## Stated exercise
Give every line from the entries that contains "this".

Saved entries:
•••

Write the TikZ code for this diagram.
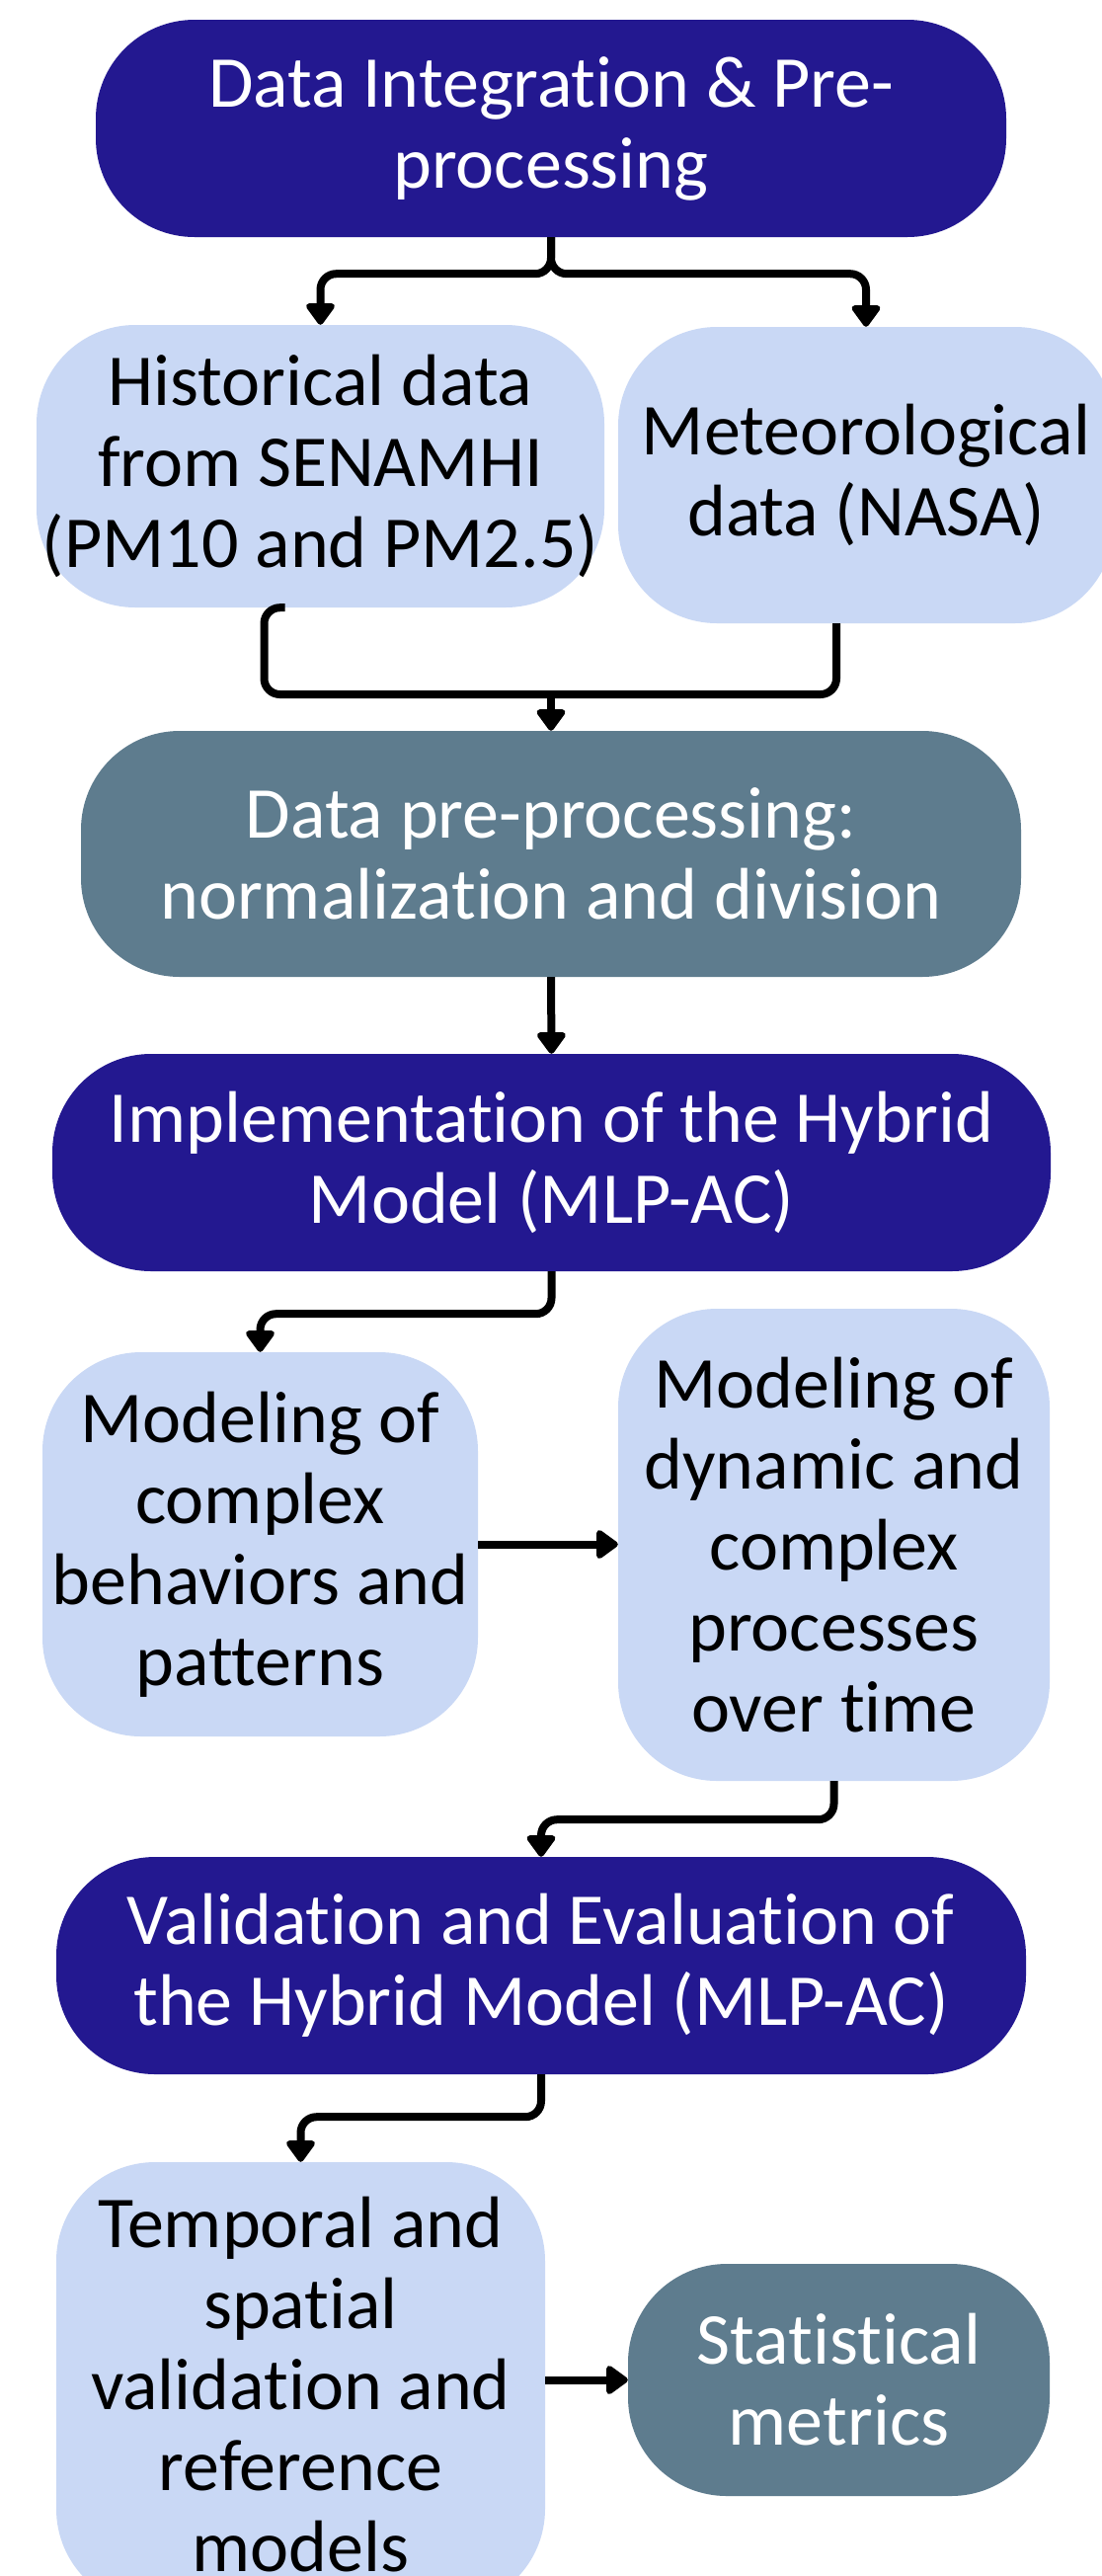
\documentclass[tikz,border=0pt]{standalone}
\usepackage{fontspec}
\setmainfont{Carlito}[Ligatures=NoCommon]
\usetikzlibrary{arrows.meta,calc}
\definecolor{navy}{HTML}{231890}
\definecolor{lightb}{HTML}{C9D8F5}
\definecolor{slate}{HTML}{5E7C8E}
\begin{document}
\begin{tikzpicture}[x=1pt,y=-1pt,
  box/.style={rectangle, rounded corners=100pt, inner sep=0pt, align=center,
    font=\fontsize{74}{82}\selectfont},
  navybox/.style={box, fill=navy, text=white},
  lightbox/.style={box, fill=lightb, text=black},
  slatebox/.style={box, fill=slate, text=white},
  link/.style={line width=8pt, rounded corners=16pt},
  conn/.style={link, -{Triangle[width=33pt,length=24pt,round]}},
]
\useasboundingbox (0,0) rectangle (1116,2608);
\clip (0,0) rectangle (1116,2608);
\fill[white] (0,0) rectangle (1116,2608);

\node[navybox, minimum width=922pt, minimum height=220pt] (n1) at (558,130)
  {Data Integration \& Pre-\\processing};
\node[lightbox, minimum width=575pt, minimum height=286pt] (n2) at (324.5,472)
  {Historical data\\from SENAMHI\\(PM10 and PM2.5)};
\node[lightbox, minimum width=502pt, minimum height=300pt] (n3) at (877,481)
  {Meteorological\\data (NASA)};
\node[slatebox, minimum width=952pt, minimum height=249pt] (n4) at (558,864.5)
  {Data pre-processing:\\normalization and division};
\node[navybox, minimum width=1011pt, minimum height=220pt] (n5) at (558.5,1177)
  {Implementation of the Hybrid\\Model (MLP-AC)};
\node[lightbox, minimum width=441pt, minimum height=389pt] (n6) at (263.5,1563.5)
  {Modeling of\\complex\\behaviors and\\patterns};
\node[lightbox, minimum width=437pt, minimum height=478pt] (n7) at (844.5,1564)
  {Modeling of\\dynamic and\\complex\\processes\\over time};
\node[navybox, minimum width=982pt, minimum height=220pt] (n8) at (548,1990)
  {Validation and Evaluation of\\the Hybrid Model (MLP-AC)};
\node[lightbox, minimum width=495pt, minimum height=451pt] (n9) at (304.5,2414.5)
  {Temporal and\\spatial\\validation and\\reference\\models};
\node[slatebox, minimum width=427pt, minimum height=235pt] (n10) at (849.5,2409.5)
  {Statistical\\metrics};

% split from n1
\draw[conn] (n1.south) -- ++(0,37) -| (n2.north);
\draw[conn] (n1.south) -- ++(0,37) -| (n3.north);

% merge into n4
\coordinate (ym) at (0,703);
\coordinate (s2) at ($(n2.south)+(-36,0)$);
\coordinate (s3) at ($(n3.south)+(-30,0)$);
\draw[link] (s2) -- ++(-21,0) |- (s3 |- ym) -- (s3);
\draw[conn] (n4.north |- ym) -- (n4.north);

\draw[conn] (n4.south) -- (n5.north);
\draw[conn] (n5.south) -- ++(0,43) -| (n6.north);
\draw[conn] (n6.east) -- (n7.west |- n6.east);
\draw[conn] (n7.south) -- ++(0,39) -| (n8.north);
\draw[conn] (n8.south) -- ++(0,43) -| (n9.north);
\draw[conn] (n9.east |- n10.west) -- (n10.west);
\end{tikzpicture}
\end{document}
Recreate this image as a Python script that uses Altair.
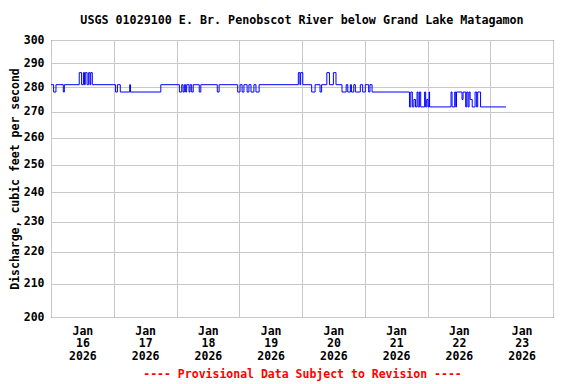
import json
import altair as alt
import pandas as pd

# Step changes of discharge: hours since 2026-01-16 00:00 and value (cfs)
hours = [0.0, 1.0, 1.9, 4.7, 5.1, 10.8, 11.7, 12.4, 12.8, 13.1, 13.8, 14.4, 14.9, 15.2, 15.8,
         24.7, 25.4, 26.5, 30.1, 30.4, 42.0,
         49.1, 50.0, 50.5, 51.0, 51.5, 51.9, 52.8, 53.2, 53.8, 54.4, 56.7, 57.3, 63.6, 64.3,
         71.4, 72.3, 73.1, 73.8, 75.0, 75.7, 76.5, 77.6, 78.4, 79.6,
         94.6, 95.2, 95.5, 96.3,
         99.7, 101.0, 102.9, 103.5, 105.5, 106.5, 108.0, 109.0,
         111.3, 112.9, 113.5, 114.5, 114.9, 115.8, 116.4, 118.3, 119.2, 120.2, 121.5, 122.0, 122.8,
         137.1, 137.6, 138.2, 138.8, 139.4, 140.0, 140.4, 140.9, 141.4,
         142.9, 143.3, 143.7, 144.2, 144.6, 144.8,
         153.0, 153.4, 154.4, 154.8, 155.1, 157.2, 157.6, 158.6, 159.0, 159.5, 159.9, 160.3,
         161.1, 162.2, 162.8, 163.2, 164.3, 174.0]
cfs = [281, 278, 281, 278, 281, 286, 281, 286, 281, 286, 281, 286, 281, 286, 281,
       278, 281, 278, 281, 278, 281,
       278, 281, 278, 281, 278, 281, 278, 281, 278, 281, 278, 281, 278, 281,
       278, 281, 278, 281, 278, 281, 278, 281, 278, 281,
       286, 281, 286, 281,
       278, 281, 278, 281, 286, 281, 286, 281,
       278, 281, 278, 281, 278, 281, 278, 281, 278, 281, 278, 281, 278,
       272, 278, 272, 275, 272, 278, 272, 278, 272,
       278, 272, 275, 272, 278, 272,
       278, 272, 278, 272, 278, 275, 278, 272, 278, 272, 278, 275,
       272, 278, 272, 278, 272, 272]

# Axis labels
month = "Jan"
days = ["16", "17", "18", "19", "20", "21", "22", "23"]
year = "2026"
y_ticks = list(range(200, 301, 10))

title = "USGS 01029100 E. Br. Penobscot River below Grand Lake Matagamon"
y_title = "Discharge, cubic feet per second"
footer = "---- Provisional Data Subject to Revision ----"

FONT = "DejaVu Sans Mono"

df = pd.DataFrame({"hour": hours, "cfs": cfs})

label_expr = (
    "datum.value % 24 == 12 ? ['" + month + "', "
    + json.dumps(days).replace('"', "'") + "[floor(datum.value / 24)], '" + year + "'] : ''"
)

chart = alt.Chart(df).mark_line(
    interpolate="step-after", color="#0000ff", strokeWidth=1
).encode(
    x=alt.X(
        "hour:Q",
        scale=alt.Scale(domain=[0, 192], nice=False, zero=False),
        axis=alt.Axis(
            values=list(range(0, 193, 12)),
            grid=True,
            gridColor="#c8c8c8",
            gridOpacity={"condition": {"test": "datum.value % 24 == 0", "value": 1}, "value": 0},
            ticks=False,
            domain=False,
            labelExpr=label_expr,
            labelOverlap=False,
            labelFlush=False,
            labelFont=FONT,
            labelFontSize=11.5,
            labelFontWeight="bold",
            labelColor="black",
            labelLineHeight=12.8,
            labelPadding=8,
            title=footer,
            titleFont=FONT,
            titleFontSize=11.5,
            titleFontWeight="bold",
            titleColor="#ff0000",
            titlePadding=6,
        ),
    ),
    y=alt.Y(
        "cfs:Q",
        scale=alt.Scale(type="log", domain=[200, 300], nice=False),
        axis=alt.Axis(
            values=y_ticks,
            grid=True,
            gridColor="#c8c8c8",
            ticks=False,
            domain=False,
            labelOverlap=False,
            labelFont=FONT,
            labelFontSize=11.5,
            labelFontWeight="bold",
            labelColor="black",
            labelPadding=7,
            title=y_title,
            titleFont=FONT,
            titleFontSize=11.5,
            titleFontWeight="bold",
            titleColor="black",
            titlePadding=3,
        ),
    ),
).properties(
    width=502,
    height=277,
    autosize=alt.AutoSizeParams(type="none"),
    padding={"left": 43, "top": 32, "right": 15, "bottom": 66},
    title=alt.TitleParams(
        text=title, font=FONT, fontSize=11.7, fontWeight="bold", color="black",
        anchor="middle", offset=7,
    ),
).configure_view(stroke="black", strokeWidth=1)

chart.save("out.html", embed_options={"renderer": "svg", "actions": False})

•••

## Output of the task
Write the TikZ code for this diagram.
Recreate this image as a Python script that uses Altair.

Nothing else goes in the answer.